Browse Publications Technical Papers 2022-01-0241
2022-03-29

Identification of the Plane Strain Yield Strength of Anisotropic Sheet Metals Using Inverse Analysis of Notch Tests 2022-01-0241

Plane strain tension is the critical stress state for sheet metal forming because it represents the extremum of the yield function and minima of the forming limit curve and fracture locus. Despite its important role, the stress response in plane strain deformation is routinely overlooked in the calibration of anisotropic plasticity models due to challenges and uncertainty in its characterization. Plane strain tension test specimens used for constitutive characterization typically employ large gage width-to-thickness ratios to promote a homogeneous plane strain stress state.

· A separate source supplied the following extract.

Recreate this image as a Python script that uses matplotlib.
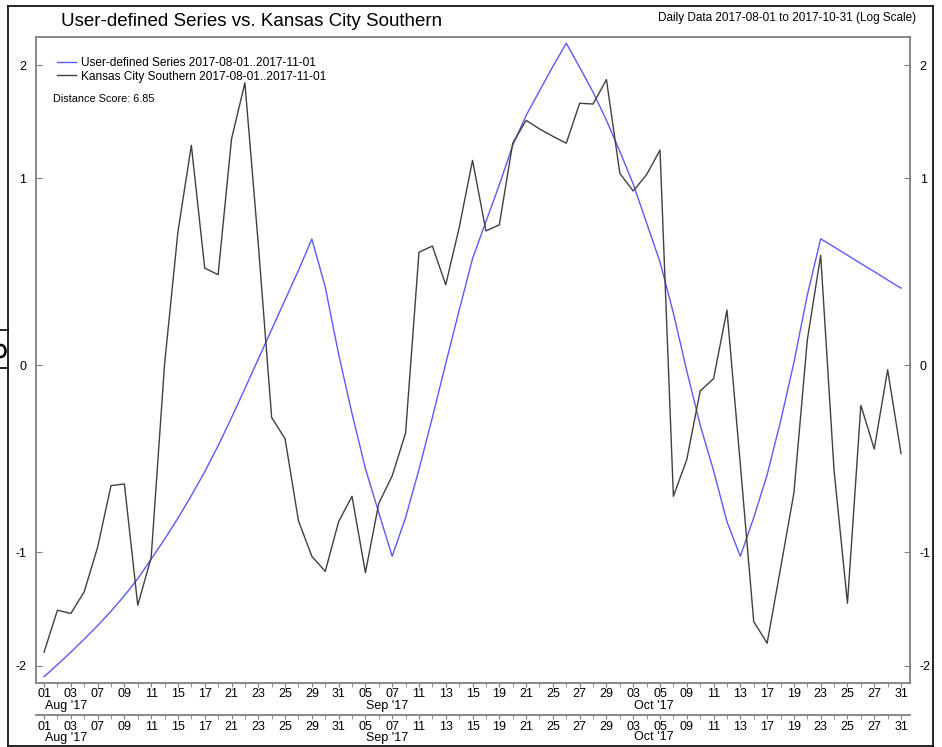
import numpy as np
import matplotlib.pyplot as plt
from matplotlib import transforms
from matplotlib.lines import Line2D
from matplotlib.patches import Ellipse
from matplotlib.ticker import FixedLocator, NullLocator

plt.rcParams['font.family'] = ['Liberation Sans', 'DejaVu Sans']

# trading days, Aug - Oct 2017
aug_days = [1, 2, 3, 4, 7, 8, 9, 10, 11, 14, 15, 16, 17, 18, 21, 22, 23, 24, 25, 28, 29, 30, 31]
sep_days = [1, 5, 6, 7, 8, 11, 12, 13, 14, 15, 18, 19, 20, 21, 22, 25, 26, 27, 28, 29]
oct_days = [2, 3, 4, 5, 6, 9, 10, 11, 12, 13, 16, 17, 18, 19, 20, 23, 24, 25, 26, 27, 30, 31]
months = ["Aug '17", "Sep '17", "Oct '17"]

# user-defined series (blue)
user_series = [-2.129, -1.991, -1.855, -1.721, -1.591, -1.460, -1.328, -1.193, -1.049, -0.913,
               -0.780, -0.647, -0.516, -0.382, -0.245, -0.108, 0.029, 0.166, 0.307, 0.455,
               0.624, 0.371, 0.051, -0.225, -0.499, -0.747, -1.029, -0.776, -0.504, -0.244,
               0.008, 0.256, 0.517, 0.724, 0.956, 1.244, 1.494, 1.726, 1.984, 2.258,
               1.975, 1.714, 1.451, 1.197, 0.961, 0.716, 0.499, 0.244, -0.026, -0.280,
               -0.510, -0.801, -1.029, -0.776, -0.532, -0.263, 0.013, 0.331, 0.625, 0.580,
               0.535, 0.491, 0.449, 0.406, 0.365]

# Kansas City Southern (black)
kcs = [-1.855, -1.451, -1.480, -1.296, -0.967, -0.591, -0.582, -1.408, -1.038, 0.004,
       0.665, 1.244, 0.467, 0.433, 1.293, 1.808, 0.596, -0.244, -0.347, -0.796,
       -1.029, -1.138, -0.801, -0.651, -1.147, -0.691, -0.538, -0.319, 0.551, 0.585,
       0.382, 0.688, 1.129, 0.670, 0.705, 1.260, 1.451, 1.377, 1.316, 1.260,
       1.606, 1.599, 1.842, 1.035, 0.915, 1.026, 1.206, -0.651, -0.452, -0.119,
       -0.062, 0.258, -0.478, -1.553, -1.762, -1.117, -0.632, 0.117, 0.534, -0.510,
       -1.391, -0.186, -0.398, -0.021, -0.421]

distance_score = 6.85
yticks = [-2, -1, 0, 1, 2]

W, H = 942, 747


def px(x, y):
    # pixel position -> figure fraction
    return x / W, 1 - y / H


days = aug_days + sep_days + oct_days
x = np.arange(len(days))
major = x[::2]
minor = x[1::2]
day_labels = ["%02d" % days[i] for i in major]

# first labelled tick of each month
starts = [0, len(aug_days), len(aug_days) + len(sep_days)]
month_pos = [s if s % 2 == 0 else s + 1 for s in starts]

fig = plt.figure(figsize=(W / 100, H / 100), dpi=100)
ax = fig.add_axes([36 / W, 1 - 683 / H, 874 / W, 646 / H])

ax.plot(x, user_series, color='#5a5aff', lw=1.0,
        label='User-defined Series 2017-08-01..2017-11-01')
ax.plot(x, kcs, color='#404040', lw=1.0,
        label='Kansas City Southern 2017-08-01..2017-11-01')

ax.set_yscale('asinh', linear_width=0.9)
ax.set_ylim(-2.205, 2.337)
ax.set_xlim(-0.6, 64.67)

gray = '#808080'
for s in ax.spines.values():
    s.set_color(gray)
    s.set_linewidth(1.3)

ax.set_yticks(yticks, labels=[str(t) for t in yticks])
ax.yaxis.set_minor_locator(NullLocator())
ax.tick_params(axis='y', which='both', left=True, right=True, labelleft=True,
               labelright=True, direction='in', length=4, color=gray,
               labelsize=9, pad=7)

ax.set_xticks(major, labels=day_labels)
ax.xaxis.set_minor_locator(FixedLocator(minor))
ax.tick_params(axis='x', which='both', direction='out', length=3, color=gray,
               labelsize=9, pad=0.8)

# second date row
sec = ax.secondary_xaxis(-32 / 646)
sec.set_xticks(major, labels=day_labels)
sec.xaxis.set_minor_locator(FixedLocator(minor))
sec.tick_params(axis='x', which='both', direction='out', length=3, color=gray,
                labelsize=9, pad=1.5)
sec.spines['bottom'].set_color(gray)
sec.spines['bottom'].set_linewidth(1.3)

trans = transforms.blended_transform_factory(ax.transData, ax.transAxes)
for m, p in zip(months, month_pos):
    ax.text(p + 0.05, -22.7 / 646, m, transform=trans, ha='left', va='center', fontsize=9)
    ax.text(p + 0.05, -54.5 / 646, m, transform=trans, ha='left', va='center', fontsize=9)

leg = ax.legend(loc='upper left', bbox_to_anchor=px(57, 57), bbox_transform=fig.transFigure,
                frameon=False, fontsize=8.6, handlelength=1.6, handletextpad=0.45,
                labelspacing=0.14, borderpad=0, borderaxespad=0)

fig.text(*px(53, 99), 'Distance Score: %.2f' % distance_score, ha='left', va='center', fontsize=7.8)

fig.text(*px(251.5, 22), 'User-defined Series vs. Kansas City Southern',
         ha='center', va='center', fontsize=13.5)
fig.text(*px(916, 17.5), 'Daily Data 2017-08-01 to 2017-10-31 (Log Scale)',
         ha='right', va='center', fontsize=8.5)

# outer frame of the screenshot
frame = [((8, 6), (933, 6)), ((8, 6), (8, 746)), ((933, 6), (933, 746)),
         ((8, 746), (933, 746)), ((0, 330), (8, 330)), ((0, 368), (8, 368))]
for (x0, y0), (x1, y1) in frame:
    fx0, fy0 = px(x0, y0)
    fx1, fy1 = px(x1, y1)
    fig.add_artist(Line2D([fx0, fx1], [fy0, fy1], color='black', lw=1.2,
                          transform=fig.transFigure))
# clipped glyph of a neighbouring window at the left edge
fig.add_artist(Ellipse(px(1, 351), 9 / W, 12 / H, transform=fig.transFigure,
                       fill=False, edgecolor='black', lw=1.8))

plt.savefig('out.png', dpi=100)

Unfortunately, the specimens are limited to small strain levels due to fracture initiating at the edges in uniaxial tension. In contrast, notched plane strain tension coupons designed for fracture characterization have become common in the automotive industry to calibrate stress-state dependent fracture models. These coupons have significant stress and strain gradients across the gage width to avoid edge fracture. A single notch test can thus provide both constitutive and fracture information. However, an overlooked complication of using notch tensile tests is that non-trivial shear stresses develop within the gage region. Tensile loading occurs over a range of material directions, rendering the inverse analysis non-unique if additional constraints are not imposed. The present study proposes a simple inverse methodology to exploit the stress gradients in notch tension tests to calibrate the local arc of the anisotropic yield surface from uniaxial-to-plane strain tension. The influence of the shear stress is investigated with a two-step calibration procedure proposed to ensure agreement with the local strain path at the notch center and the global engineering stress response. Only the uniaxial tensile stress response to the uniform elongation and R-value are required as input data. The plane strain yield strengths for a variety of automotive metals were characterized including 5xxx and 6xxx-series aluminum, 3rd Gen advanced high strength steels, mild and stainless steel. The notch data was then compared with plane strain cruciform test data in the literature. Simple correlations to estimate the plane strain yield strength based upon the tensile R-value are then developed for use in yield surface calibration when notch or cruciform data is unavailable.